Wiederbeginn: 17.16 Uhr

Meine sehr geehrten Damen und Herren, wir setzen die unterbrochene Sitzung fort.

Das Wort hat der Abgeordnete Herr Andrejewski für die Fraktion der NPD.

Frau Präsidentin! Meine Damen und Herren! Da hier von nationalsozialistischen Verbrechen die Rede war, möchte ich mal hinzufügen oder sagen, dass ich kürzlich was Interessantes über Auschwitz gelesen habe, was ich in der Schule nicht lernte, in einem Buch von Hubertus Knabe, der Ihnen vielleicht bekannt ist.

(Zuruf von Torsten Koplin, DIE LINKE)

Er sagte, dass Auschwitz nicht nur befreit worden ist, sondern auch gleich weitergeführt worden ist als Konzentrationslager von den Sowjets.

(Zuruf von Dr. Armin Jäger, CDU)

In diesem Buch fand ich leider nur einen Satz dazu, es ist weitergeführt worden. Da frage ich mich doch, …

(Dr. Norbert Nieszery, SPD: Das ändert aber nichts am Verbrechen der Nazis.)

Nein, aber Sie wollen doch über alle trauern. Haben Sie über die auch getrauert?

(Dr. Norbert Nieszery, SPD: Ja, ja, das tue ich auch. Auch über die Taten rede ich.)

Wissen Sie das eigentlich? Haben Sie sich mal gefragt, wer da eingeliefert worden ist von den Stalinisten? Ich habe nirgendwo gefunden, was für Menschen das waren, ob das Deutsche, Russen, Polen, Juden, Christen waren, weswegen, wie viele Opfer es gab, wie viele nicht nationalsozialistische Opfer es in Auschwitz gegeben hat, nichts. Dazu habe ich nichts in der Schule gelernt,

(Dr. Marianne Linke, DIE LINKE: Wo sind Sie denn zur Schule gegangen?)

nie irgendwas in der Zeitung gelesen, erst in diesem einen Buch. Das ist ganz neu. Das kommt jetzt raus. Und auch über die sollten Sie vielleicht trauern.

(Irene Müller, DIE LINKE: Vielleicht sollten Sie mal nach Auschwitz gehen, dann sehen Sie das nämlich alles. – Zurufe von Dr. Norbert Nieszery, SPD, Wolf-Dieter Ringguth, CDU, und Helmut Holter, DIE LINKE)

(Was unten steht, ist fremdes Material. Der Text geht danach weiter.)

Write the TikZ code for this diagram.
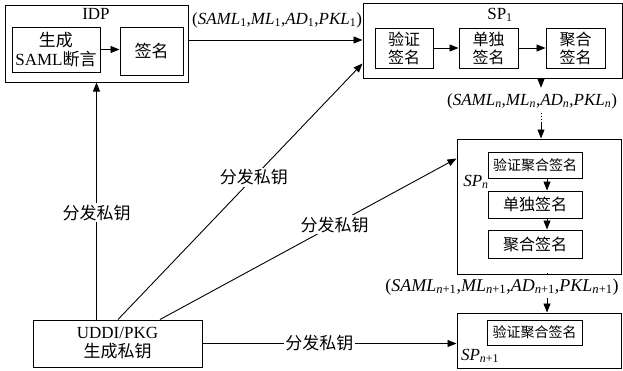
\documentclass[tikz,border=0pt]{standalone}
\usepackage{fontspec}
\setmainfont{Liberation Serif}
\newfontfamily\cjk{Noto Sans CJK SC}
\usetikzlibrary{arrows.meta}
\newcommand{\zh}[1]{{\cjk #1}}
\newcommand{\sub}[1]{\textsubscript{#1}}
\begin{document}
\begin{tikzpicture}[x=1pt,y=-1pt,font=\fontsize{17}{19}\selectfont,
  box/.style={draw,line width=1pt,inner sep=0pt,align=center},
  conn/.style={line width=0.9pt,-{Triangle[length=9pt,width=7pt]}},
  plain/.style={line width=0.9pt},
  lbl/.style={fill=white,inner sep=1.5pt},
  small/.style={font=\fontsize{14}{16}\selectfont},
  mid/.style={font=\fontsize{16}{18}\selectfont}]
\useasboundingbox (0,0) rectangle (623,370);
% IDP
\node[box,minimum width=183pt,minimum height=77pt] (idp) at (96.5,43.5) {};
\node (idpl) at (96,14) {IDP};
\node[box,minimum width=88pt,minimum height=45pt] (gen) at (56,49.5) {\zh{生成}\\SAML\zh{断言}};
\node[box,minimum width=63pt,minimum height=48pt] (sig) at (151.5,51) {\zh{签名}};
\draw[conn] (gen.east) -- (gen.east -| sig.west);
% SP1
\node[box,minimum width=259pt,minimum height=75pt] (sp1) at (492.5,40.5) {};
\node (sp1l) at (500,15) {SP\sub{1}};
\node[box,mid,minimum width=58pt,minimum height=40pt] (v1) at (404,48) {\zh{验证}\\\zh{签名}};
\node[box,mid,minimum width=59pt,minimum height=40pt] (s1) at (488.5,48) {\zh{单独}\\\zh{签名}};
\node[box,mid,minimum width=59pt,minimum height=40pt] (a1) at (575.5,48) {\zh{聚合}\\\zh{签名}};
\draw[conn] (v1.east) -- (s1.west);
\draw[conn] (s1.east) -- (a1.west);
% IDP -> SP1
\draw[conn] ([yshift=3.5pt]idp.east) -- ([yshift=3.5pt]idp.east -| sp1.west);
\node (m1) at (277,20) {(\textit{SAML}\sub{1},\textit{ML}\sub{1},\textit{AD}\sub{1},\textit{PKL}\sub{1})};
% SPn
\node[box,minimum width=164pt,minimum height=135pt] (spn) at (539,206.5) {};
\node (spnl) at (476,182) {\textit{SP}\sub{\textit{n}}};
\node[box,small,minimum width=94pt,minimum height=26pt] (vn) at (535,165) {\zh{验证聚合签名}};
\node[box,mid,minimum width=94pt,minimum height=27pt] (sn) at (535,204.5) {\zh{单独签名}};
\node[box,mid,minimum width=94pt,minimum height=28pt] (an) at (535,244) {\zh{聚合签名}};
\coordinate (ax) at (547,0);
\draw[conn] (vn.south -| ax) -- (sn.north -| ax);
\draw[conn] (sn.south -| ax) -- (an.north -| ax);
% SP1 -> SPn
\coordinate (bx) at (541,0);
\node (mn) at (532,101) {(\textit{SAML}\sub{\textit{n}},\textit{ML}\sub{\textit{n}},\textit{AD}\sub{\textit{n}},\textit{PKL}\sub{\textit{n}})};
\draw[conn] (sp1.south -| bx) -- ([yshift=2pt]bx |- mn.north);
\draw[line width=0.9pt,dotted] ([yshift=-1pt]bx |- mn.south) -- ([yshift=-11pt]bx |- mn.south);
\draw[conn] ([yshift=-11pt]bx |- mn.south) -- (spn.north -| bx);
% SPn+1
\node[box,minimum width=164pt,minimum height=55pt] (spn1) at (539,340.5) {};
\node (spn1l) at (480,356) {\textit{SP}\sub{\textit{n}+1}};
\node[box,small,minimum width=95pt,minimum height=25pt] (vn1) at (534.5,332.5) {\zh{验证聚合签名}};
\node[font=\fontsize{18}{20}\selectfont] (mn1) at (502,287) {(\textit{SAML}\sub{\textit{n}+1},\textit{ML}\sub{\textit{n}+1},\textit{AD}\sub{\textit{n}+1},\textit{PKL}\sub{\textit{n}+1})};
\draw[plain] (spn.south -| ax) -- ([yshift=2pt]ax |- mn1.north);
\draw[conn] ([yshift=1pt]ax |- mn1.south) -- (spn1.north -| ax);
% UDDI
\node[box,minimum width=169pt,minimum height=47pt] (uddi) at (117.5,343.5) {UDDI/PKG\\\zh{生成私钥}};
\draw[conn] (idp.south |- uddi.north) -- (idp.south)
  node[lbl,pos=0.45] (k1) {\zh{分发私钥}};
\draw[conn] ([xshift=0.5pt]uddi.north) -- ([yshift=15pt]sp1.south west)
  node[lbl,pos=0.556] (k2) {\zh{分发私钥}};
\draw[conn] ([xshift=42.5pt]uddi.north) -- ([yshift=-20pt]spn.north west)
  node[lbl,pos=0.589] (k3) {\zh{分发私钥}};
\draw[conn] (uddi.east) -- (spn1.west |- uddi.east)
  node[lbl,pos=0.46] (k4) {\zh{分发私钥}};
\end{tikzpicture}
\end{document}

Was den kausalen Zusammenhang betrifft, den Sie hier erwähnt haben, dass das Sowjetvolk mit dem Herzen voll berechtigter Rache nach Deutschland gegangen

wäre, um dort Vergeltung zu üben für Verbrechen: Erst mal gibt es kein Sowjetvolk. Gehen Sie mal ins Baltikum oder in die Ukraine und erzählen irgendwas, dass die mal Mitglieder vom Sowjetvolk waren! Es war das kommunistische System, das über die Völker geherrscht hat.

(Barbara Borchardt, DIE LINKE: Was versuchen Sie jetzt eigentlich hier, Herr Andrejewski? – Regine Lück, DIE LINKE: Das ist ja Ihre Denke, Herr Andrejewski. – Zuruf von Andreas Bluhm, DIE LINKE)

Und zweitens hat das stalinistische System in Deutschland keineswegs sich einmalig verhalten. Das, was in Ostpreußen geschehen ist und in den anderen deutschen Ländern, wo Millionen umgebracht wurden, genau das ist in Polen auch geschehen.

(Barbara Borchardt, DIE LINKE: Na, nun sagen Sie doch was zu Ihrer eigenen Geschichte!)

In Ostpolen, wo die Polen vertrieben wurden, wurden die Frauen massenhaft vergewaltigt, genauso wie in Deutschland. Die Leute wurden gefoltert, in Lager gebracht, abgeschlachtet, vertrieben.